My husband and I experienced several peaks and valleys before getting to Darden.

When we stopped working at the end of May, we wanted to travel before our big move from the Midwest to the South. I had just completed my sixth consecutive year of teaching high school English and journalism, so I relished summer break. It meant even more to me this year because Michal rarely ever had the same vacation time as me while working.

For approximately two months, we traveled in the U.S. and Southeast Asia. Our U.S. trip consisted of visiting friends in NorCal and SoCal and meeting family in Boulder, Co. On the other hand, our Southeast Asia trek encompassed completely new adventures on our own in Singapore, three regions of Thailand, Cambodia and Hong Kong.

Through our travels, we had common activities. We immediately sought out where the locals eat and drink for an authentic meal. (Can you expect less with two Yelp Elites like us?) We would visit historical landmarks highly rated in travel guides. And we always found a way to set out on some sort of a hike.

We traversed near the Hollywood Hills and within the Red Woods in Cali, we scaled the foothills of the Rockies in Colorado, we took romantic walks on the beach in Thailand, we immersed ourselves in the city life of Singapore, we got lost in the temples of Cambodia, and we ultimately climbed Dragon’s Back in Hong Kong upon recommendation from a fellow Darden FY.
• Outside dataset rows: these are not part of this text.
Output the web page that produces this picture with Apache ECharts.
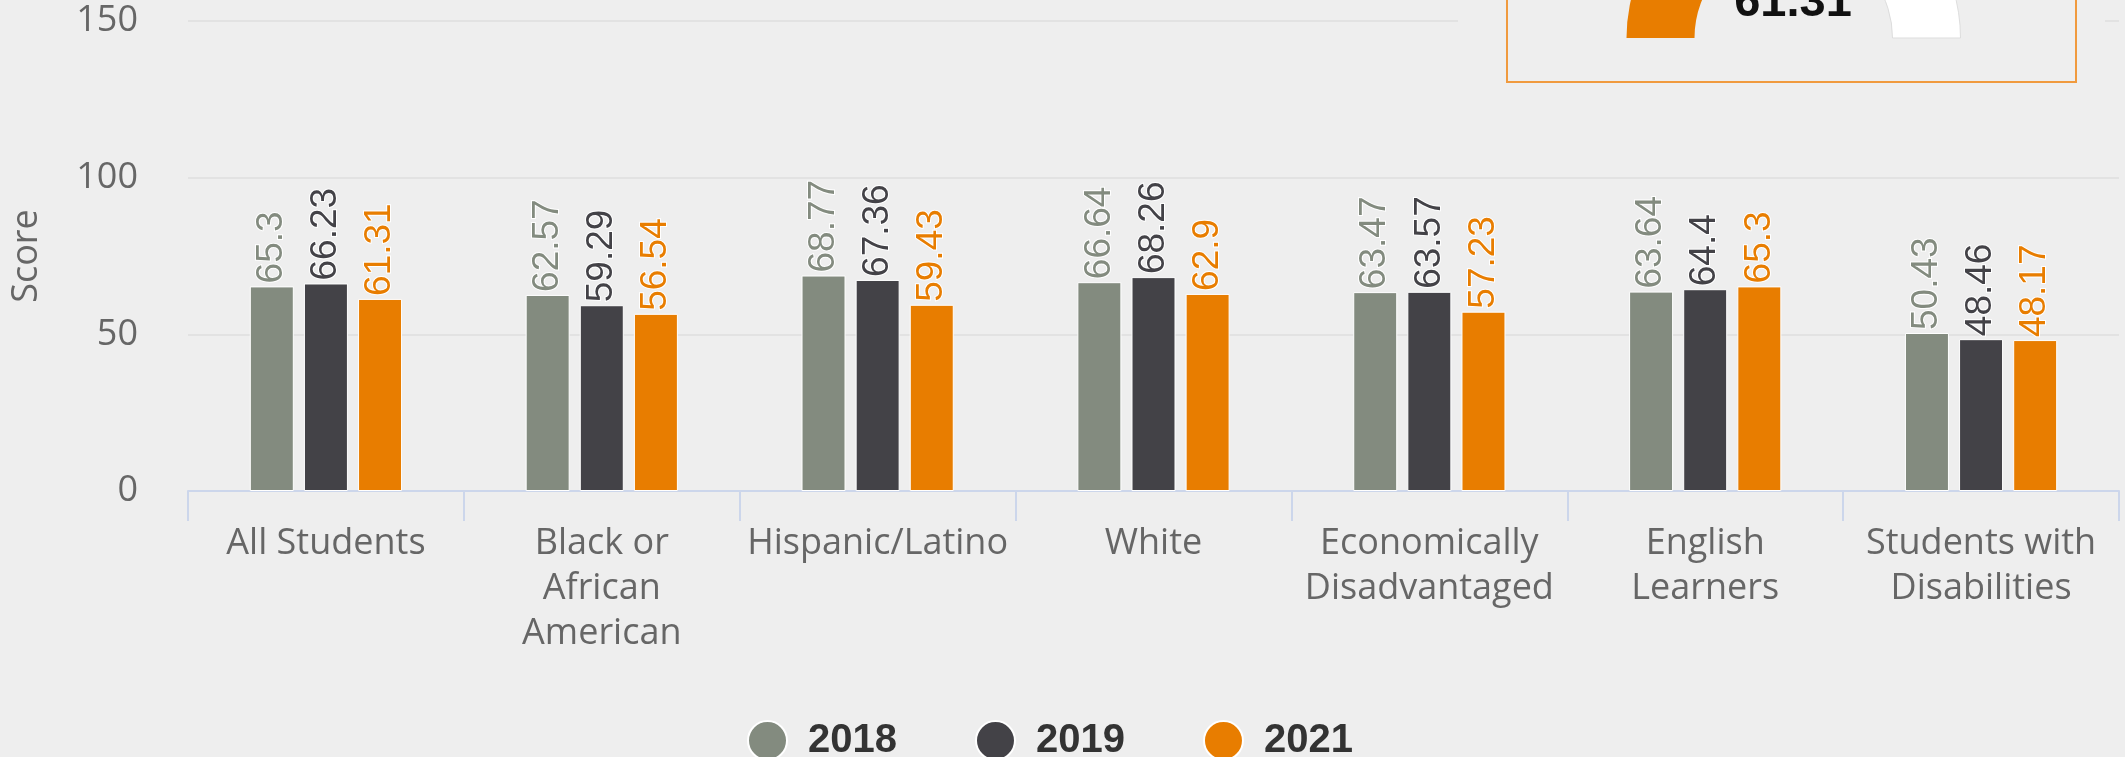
<!DOCTYPE html>
<html>
<head>
<meta charset="utf-8">
<script src="https://cdn.jsdelivr.net/npm/echarts@6/dist/echarts.min.js"></script>
<style>
  html, body { margin: 0; padding: 0; background: #eeeeee; }
  #chart { width: 2125px; height: 757px; }
</style>
</head>
<body>
<div id="chart"></div>
<script>
const categories = ['All Students', 'Black or\nAfrican\nAmerican', 'Hispanic/Latino', 'White',
  'Economically\nDisadvantaged', 'English\nLearners', 'Students with\nDisabilities'];
const years = ['2018', '2019', '2021'];
const scores2018 = [65.3, 62.57, 68.77, 66.64, 63.47, 63.64, 50.43];
const scores2019 = [66.23, 59.29, 67.36, 68.26, 63.57, 64.4, 48.46];
const scores2021 = [61.31, 56.54, 59.43, 62.9, 57.23, 65.3, 48.17];
const yMin = 0, yMax = 150, yStep = 50;

const colors = ['#838b7f', '#434247', '#e87d00'];
const labelFont = 'Open Sans';

// headline gauge shows the all-students 2021 score
const gaugeValue = scores2021[0];

const chart = echarts.init(document.getElementById('chart'));

const barSeries = [scores2018, scores2019, scores2021].map((vals, i) => ({
  name: years[i],
  type: 'bar',
  data: vals,
  barWidth: 44,
  barGap: '23%',
  itemStyle: { color: colors[i], borderColor: '#ffffff', borderWidth: 1 },
  label: {
    show: true,
    position: 'top',
    rotate: 90,
    align: 'left',
    verticalAlign: 'middle',
    distance: 3,
    color: colors[i],
    fontFamily: 'Liberation Sans',
    fontSize: 37,
    textBorderColor: '#ffffff',
    textBorderWidth: 2
  }
}));

chart.setOption({
  backgroundColor: '#eeeeee',
  animation: false,
  color: colors,
  grid: { left: 188, right: 6, top: 21, bottom: 266 },
  legend: {
    data: years,
    left: 742,
    top: 715,
    icon: 'circle',
    itemWidth: 39,
    itemHeight: 39,
    itemGap: 78,
    textStyle: {
      fontFamily: 'Liberation Sans',
      fontSize: 40,
      fontWeight: 'bold',
      color: '#333333',
      padding: [0, 0, 0, 16]
    }
  },
  xAxis: {
    type: 'category',
    data: categories,
    axisLine: { lineStyle: { color: '#ccd6eb', width: 2 } },
    axisTick: { show: true, length: 30, lineStyle: { color: '#ccd6eb', width: 2 } },
    axisLabel: {
      color: '#666666',
      fontFamily: labelFont,
      fontSize: 36,
      lineHeight: 45,
      margin: 30,
      interval: 0
    }
  },
  yAxis: {
    type: 'value',
    min: yMin,
    max: yMax,
    interval: yStep,
    name: 'Score',
    nameLocation: 'middle',
    nameGap: 143,
    nameTextStyle: { color: '#666666', fontFamily: labelFont, fontSize: 36 },
    axisLabel: { color: '#666666', fontFamily: labelFont, fontSize: 36, margin: 50 },
    splitLine: { lineStyle: { color: '#e2e2e2', width: 2 } }
  },
  graphic: [
    { type: 'rect', z: 100, shape: { x: 1458, y: -10, width: 647, height: 100 },
      style: { fill: '#eeeeee' } },
    { type: 'rect', z: 101, shape: { x: 1507, y: -60, width: 569, height: 142 },
      style: { fill: 'none', stroke: '#f09a3e', lineWidth: 2 } },
    { type: 'text', z: 130, style: {
        text: String(gaugeValue), x: 1793, y: 3, align: 'center', verticalAlign: 'middle',
        font: 'bold 47px "Liberation Sans"', fill: '#111111' } }
  ],
  series: barSeries.concat([{
    type: 'pie',
    z: 110,
    silent: true,
    center: [1793.5, 38],
    radius: [99, 167],
    startAngle: 180,
    clockwise: true,
    label: { show: false },
    labelLine: { show: false },
    data: [
      { value: gaugeValue, itemStyle: { color: '#e87d00' } },
      { value: 100 - gaugeValue, itemStyle: { color: '#ffffff', borderColor: '#dddddd', borderWidth: 1 } },
      { value: 100, itemStyle: { color: 'rgba(0,0,0,0)' } }
    ]
  }])
});
</script>
</body>
</html>
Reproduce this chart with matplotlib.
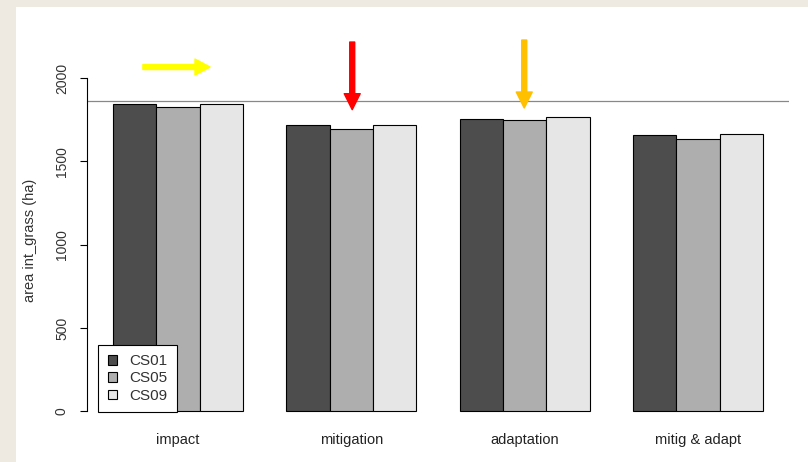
# coding: utf-8
import numpy as np
import matplotlib.pyplot as plt

# values
scenarios = ['impact', 'mitigation', 'adaptation', 'mitig & adapt']
series = ['CS01', 'CS05', 'CS09']
cs01 = [1844, 1718, 1754, 1658]
cs05 = [1826, 1694, 1748, 1634]
cs09 = [1844, 1718, 1766, 1664]
reference_level = 1860
yticks = [0, 500, 1000, 1500, 2000]

colors = ['#4D4D4D', '#AEAEAE', '#E6E6E6']


def show_plot() -> None:
    """grouped barplot in the style of R barplot(beside=TRUE)"""
    plt.rcParams['font.family'] = ['Liberation Sans', 'DejaVu Sans']

    fig = plt.figure(figsize=(8.08, 4.62), dpi=100, facecolor='#EEE9E1')
    # white panel over the beige background
    fig.patches.append(plt.Rectangle((16 / 808, 0), 1, (462 - 7) / 462,
                                     transform=fig.transFigure,
                                     facecolor='white', edgecolor='none', zorder=-10))

    ax = fig.add_axes([0.1077, 0.0816, 0.8688, 0.7964])
    ax.set_facecolor('none')

    n = len(series)
    values = [cs01, cs05, cs09]
    for j in range(n):
        lefts = np.arange(len(scenarios)) * (n + 1) + 1 + j
        ax.bar(lefts, values[j], width=1, align='edge', color=colors[j],
               edgecolor='black', linewidth=0.8, label=series[j])

    centers = np.arange(len(scenarios)) * (n + 1) + 1 + n / 2
    ax.axhline(reference_level, color='#888888', linewidth=0.9)

    ax.set_xlim(0.4, 16.6)
    ax.set_ylim(-78, 2130)

    ax.set_xticks(centers)
    ax.set_xticklabels(scenarios, fontsize=10.5, color='#222222')
    ax.tick_params(axis='x', length=0, pad=6)

    ax.set_yticks(yticks)
    ax.set_yticklabels([str(v) for v in yticks], rotation=90, va='center',
                       fontsize=10, color='#333333')
    ax.tick_params(axis='y', length=5, width=0.8, pad=8)
    ax.set_ylabel('area int_grass (ha)', fontsize=10.5, color='#333333', labelpad=13)

    for side in ['top', 'right', 'bottom']:
        ax.spines[side].set_visible(False)
    ax.spines['left'].set_bounds(0, 2000)
    ax.spines['left'].set_linewidth(0.8)

    # arrows drawn over the chart
    style_h = 'simple,head_length=0.68,head_width=0.72,tail_width=0.225'
    style_v = 'simple,head_length=0.72,head_width=0.72,tail_width=0.225'
    ax.annotate('', xy=(centers[0] + 0.74, 2066), xytext=(centers[0] - 0.81, 2066),
                arrowprops=dict(arrowstyle=style_h, color='#FFFF00',
                                mutation_scale=16, shrinkA=0, shrinkB=0),
                annotation_clip=False)
    ax.annotate('', xy=(centers[1] + 0.02, 1810), xytext=(centers[1] + 0.02, 2216),
                arrowprops=dict(arrowstyle=style_v, color='#FF0000',
                                mutation_scale=16, shrinkA=0, shrinkB=0),
                annotation_clip=False)
    ax.annotate('', xy=(centers[2] - 0.01, 1820), xytext=(centers[2] - 0.01, 2228),
                arrowprops=dict(arrowstyle=style_v, color='#FFC000',
                                mutation_scale=16, shrinkA=0, shrinkB=0),
                annotation_clip=False)

    leg = ax.legend(loc='lower left', bbox_to_anchor=(0.0157, 0.0334), fontsize=11,
                    fancybox=False, edgecolor='black', framealpha=1,
                    borderaxespad=0, handlelength=0.65, handleheight=0.55,
                    handletextpad=0.75, labelspacing=0.2, borderpad=0.62)
    leg.get_frame().set_linewidth(0.8)
    for t in leg.get_texts():
        t.set_color('#333333')

    fig.savefig('out.png', dpi=100, facecolor=fig.get_facecolor())


if __name__ == '__main__':
    show_plot()
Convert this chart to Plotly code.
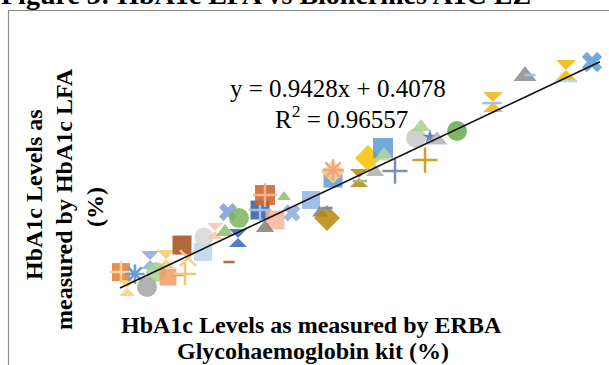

Out of all our hikes, I most remember Dragon’s Back for the experience and the views.  It wasn’t like our other hikes in which we eventually reached the top or the destination within a couple hours, properly celebrated our journey with a few photos and then immediately went back. This hike lasted all day and into the night. It was true to its title, containing several peaks and valleys to simulate the back of a dragon. Each peak provided a different perspective. Distances between each peak were varied. And when we thought we were “done,” we ended up continuing on other trails that were linked.

Our memorable day of hiking in Hong Kong reminded me much of what our journey has been like since graduating from Michigan State University six years ago, where my husband and I met. I especially experienced those “valleys” of exhaustion in my first few years as a teacher, those “peaks” of my tenure when I was most proud of my students as I saw them grow and improve, and those uncertain moments of trekking through life when I wasn’t sure if I could continue on this “path.”

Now that I have left Chicagoland, and the profession of teaching, at least for these two years in Charlottesville, VA, I feel like I am beginning a new hike like that day in Hong Kong. I am not exactly sure yet what I will be doing while my husband is at Darden, but I can trust that there will be a peak in my near future because I will keep going until I find that next view.